L'effort consenti par le gouvernement est certes important sur le plan financier : formé aussi bien par les moins-values fiscales que représentent les mesures décidées que par les subventions budgétaires qu'elles supposent, l'effort financier représente quelque 1,5 à 2 milliards de francs, qui s'ajoutent aux 2 milliards et demi déjà dispensés depuis trois ans à ces catégories socio-professionnelles.

Le grand point d'interrogation reste en cette matière l'impact psychologique de ces décisions. Bien qu'un tel effort en leur faveur soit sans précédent, on ne peut guère s'attendre à ce que, dans les années qui viennent, les organisations professionnelles baissent pavillon : la revendication est le ciment indispensable à leur existence. La plupart des organisations ont affirmé leur déception au lendemain du Conseil des ministres du 29 mars 1972, mais leurs critiques portaient sur des points de détail plutôt que sur l'ensemble du dispositif.

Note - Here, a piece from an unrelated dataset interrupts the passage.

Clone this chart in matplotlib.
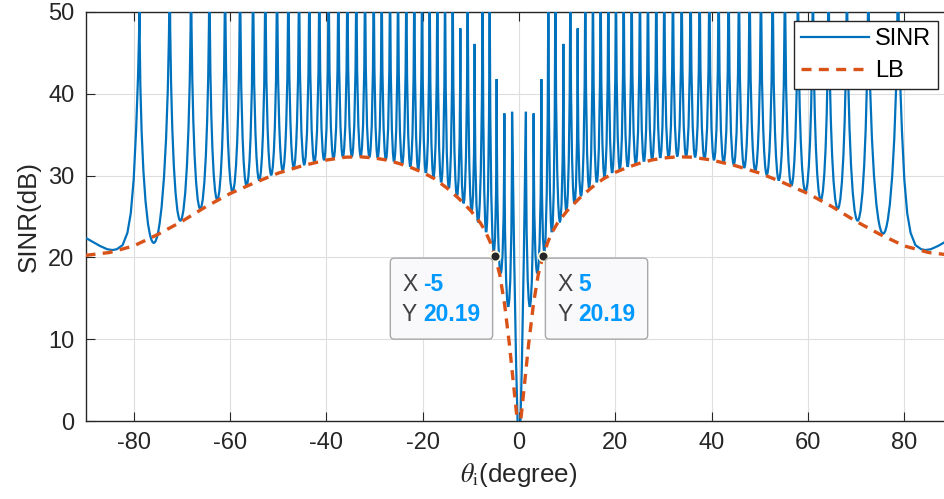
import matplotlib.pyplot as plt
from matplotlib.path import Path
from matplotlib.patches import PathPatch, FancyBboxPatch
from matplotlib.lines import Line2D
from matplotlib.transforms import IdentityTransform

plt.rcParams['font.family'] = ['Liberation Sans', 'DejaVu Sans']
plt.rcParams['mathtext.fontset'] = 'stix'
plt.rcParams['axes.unicode_minus'] = False

# Both curves are symmetric about 0 deg, so only the positive half is stored.
# SINR blows up at these angles (60 dB = off the top of the plot)
spike_deg = [1.44, 3.04, 4.64, 6.09, 7.55, 9.21, 10.66, 12.18, 13.77, 15.35,
             16.95, 18.55, 20.13, 21.73, 23.39, 25.11, 26.77, 28.51, 30.16, 31.96,
             33.77, 35.63, 37.50, 39.52, 41.45, 43.52, 45.66, 47.88, 50.23, 52.66,
             55.21, 57.91, 61.02, 64.28, 68.08, 72.52, 78.67]
spike_db = [37.8, 37.6, 41.8, 60, 60, 46.1, 60, 48.0, 60, 60,
            60, 60, 60, 60, 60, 60, 60, 60, 60, 60,
            60, 60, 60, 60, 60, 60, 60, 60, 60, 60,
            60, 60, 60, 60, 60, 60, 60]
# minimum of SINR between two neighbouring spikes
trough_db = [14.0, 18.1, 21.0, 23.1, 24.6, 25.9, 26.8, 27.7, 28.5, 29.2,
             29.85, 30.35, 30.75, 31.1, 31.45, 31.75, 32.0, 32.2, 32.3, 32.4,
             32.37, 32.3, 32.1, 31.95, 31.65, 31.35, 31.0, 30.6, 30.1, 29.45,
             28.8, 28.05, 27.05, 25.95, 24.5, 22.9]
# notch at broadside and the last lobe towards endfire
notch_deg = [0.0, 0.3, 0.6, 1.0, 1.44]
notch_db = [-4.0, 0.0, 7.0, 20.0, 37.8]
edge_deg = [78.67, 78.85, 79.1, 79.5, 80.0, 80.6, 81.3, 82.3, 83.5, 84.4,
            85.5, 87.0, 88.5, 90.0]
edge_db = [60.0, 48.0, 42.0, 35.5, 29.5, 25.4, 23.0, 21.5, 21.0, 20.9,
           21.0, 21.4, 21.9, 22.4]

# lower bound
lb_deg = [0, 1, 2, 3, 4, 5, 6, 7, 8, 10, 12.5, 15, 17.5, 20, 22.5, 25, 27.5,
          30, 33, 36, 40, 45, 50, 55, 60, 65, 70, 75, 80, 85, 90]
lb_db = [-2.0, 3.7, 9.4, 14.3, 17.9, 20.19, 21.9, 23.2, 24.2, 25.7, 27.2, 28.5,
         29.6, 30.4, 31.0, 31.5, 31.9, 32.15, 32.3, 32.25, 31.9, 31.2, 30.3,
         29.1, 27.8, 26.2, 24.4, 22.8, 21.4, 20.6, 20.25]

tip_deg = [-5, 5]
tip_db = [20.19, 20.19]

blue = '#0072BD'
orange = '#D95319'
dark = '#262626'


def lobe(verts, codes, xa, ya, xb, yb, low):
    # U-shaped lobe with vertical walls at both spikes, bottom at `low`
    c = (8 * low - ya - yb) / 6
    verts += [(xa, c), (xb, c), (xb, yb)]
    codes += [Path.CURVE4] * 3


verts, codes = [], []
for d, v in zip(reversed(edge_deg), reversed(edge_db)):
    verts.append((-d, v))
    codes.append(Path.LINETO)
codes[0] = Path.MOVETO
for k in reversed(range(len(trough_db))):
    lobe(verts, codes, -spike_deg[k + 1], spike_db[k + 1],
         -spike_deg[k], spike_db[k], trough_db[k])
for d, v in zip(reversed(notch_deg[:-1]), reversed(notch_db[:-1])):
    verts.append((-d, v))
    codes.append(Path.LINETO)
for d, v in zip(notch_deg[1:], notch_db[1:]):
    verts.append((d, v))
    codes.append(Path.LINETO)
for k in range(len(trough_db)):
    lobe(verts, codes, spike_deg[k], spike_db[k],
         spike_deg[k + 1], spike_db[k + 1], trough_db[k])
for d, v in zip(edge_deg[1:], edge_db[1:]):
    verts.append((d, v))
    codes.append(Path.LINETO)

lb_x = [-d for d in reversed(lb_deg)] + lb_deg[1:]
lb_y = list(reversed(lb_db)) + lb_db[1:]

fig = plt.figure(figsize=(9.44, 4.99), dpi=100)
ax = fig.add_axes([85.5 / 944, 78 / 499, 867 / 944, 409 / 499])

ax.add_patch(PathPatch(Path(verts, codes), fill=False, edgecolor=blue,
                       lw=1.6, zorder=3))
ax.plot(lb_x, lb_y, color=orange, lw=2.4, dashes=(3.0, 2.2), zorder=4)

ax.set_xlim(-90, 90)
ax.set_ylim(0, 50)
ax.set_xticks(range(-80, 81, 20))
ax.set_yticks(range(0, 51, 10))
ax.grid(True, color='#dedede', lw=0.8)
ax.set_axisbelow(True)
ax.tick_params(direction='in', length=6.5, width=0.8, color=dark,
               labelcolor=dark, labelsize=17, top=True, right=True)
ax.tick_params(axis='x', pad=8)
ax.tick_params(axis='y', pad=8)
for s in ax.spines.values():
    s.set_color(dark)
    s.set_linewidth(1.0)

ax.set_xlabel(r'$\theta_{\mathrm{i}}$(degree)', fontsize=18.7, color=dark,
              labelpad=5)
ax.set_ylabel('SINR(dB)', fontsize=18.7, color=dark, labelpad=5)

handles = [Line2D([], [], color=blue, lw=1.6),
           Line2D([], [], color=orange, lw=2.4, dashes=(3.0, 2.2))]
leg = ax.legend(handles, ['SINR', 'LB'], loc='upper right',
                bbox_to_anchor=(0.9836, 0.9773), borderaxespad=0,
                fontsize=17, fancybox=False, framealpha=1, edgecolor=dark,
                handlelength=2.9, handletextpad=0.25, labelspacing=0.4,
                borderpad=0.3)
leg.get_frame().set_linewidth(1.0)
leg.set_zorder(10)

# data tips
ax.plot(tip_deg, tip_db, 'o', ms=7, mfc=dark, mec='#fffbe0', mew=1.2,
        zorder=6, clip_on=False)
for d, v in zip(tip_deg, tip_db):
    mx, my = ax.transData.transform((d, v))
    w, h = 102.3, 81.0
    x0 = mx - 2.3 - w if d < 0 else mx + 2.3
    top = my - 2.3
    ax.add_patch(FancyBboxPatch((x0, top - h), w, h,
                                boxstyle='round,pad=0,rounding_size=4',
                                transform=IdentityTransform(),
                                fc='#f9f9fc', ec='#a8a8a8', lw=1.0,
                                zorder=7, clip_on=False))
    for row, (lab, val) in enumerate([('X', f'{d:g}'), ('Y', f'{v:.2f}')]):
        yy = top - 26.5 - 30 * row
        ax.text(x0 + 11.7, yy, lab, transform=IdentityTransform(),
                fontsize=16.5, color='#404040', va='center', zorder=8)
        ax.text(x0 + 33.3, yy, val, transform=IdentityTransform(),
                fontsize=16.5, color='#0099FF', fontweight='bold',
                va='center', zorder=8)

fig.savefig('out.png', dpi=100)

Le CID-UNATI, en particulier, avait fait de la libération de la dizaine de commerçants et artisans (dont Gérard Nicoud) emprisonnés par le jeu de la loi anticasseurs pour des délits syndicaux et de l'amnistie pour le non-paiement d'impôts et de cotisations sociales le préalable à tout dialogue avec les pouvoirs publics.

Le jeune leader du CID-UNATI, condamné à huit mois de prison le 29 octobre 1971 par le tribunal de Libourne pour une manifestation qui avait dégénéré en émeute le 12 mars précédent, a été incarcéré le 25 novembre 1971 à la prison de Bonneville pour 14 mois : sa nouvelle condamnation rendait exécutoire une précédente peine de 6 mois de prison avec sursis.

L'action du plus remuant des mouvements contestataires a d'ailleurs, au cours de cette année, changé de style : les enlèvements de fonctionnaires, le vol de dossiers dans les perceptions, les manifestations assorties d'affrontements avec les forces de l'ordre semblent passées de mode. Quant aux manifestations de masse, elles démontrent trop souvent la faiblesse des organisations, tant la fibre militante est peu développée chez les petits patrons.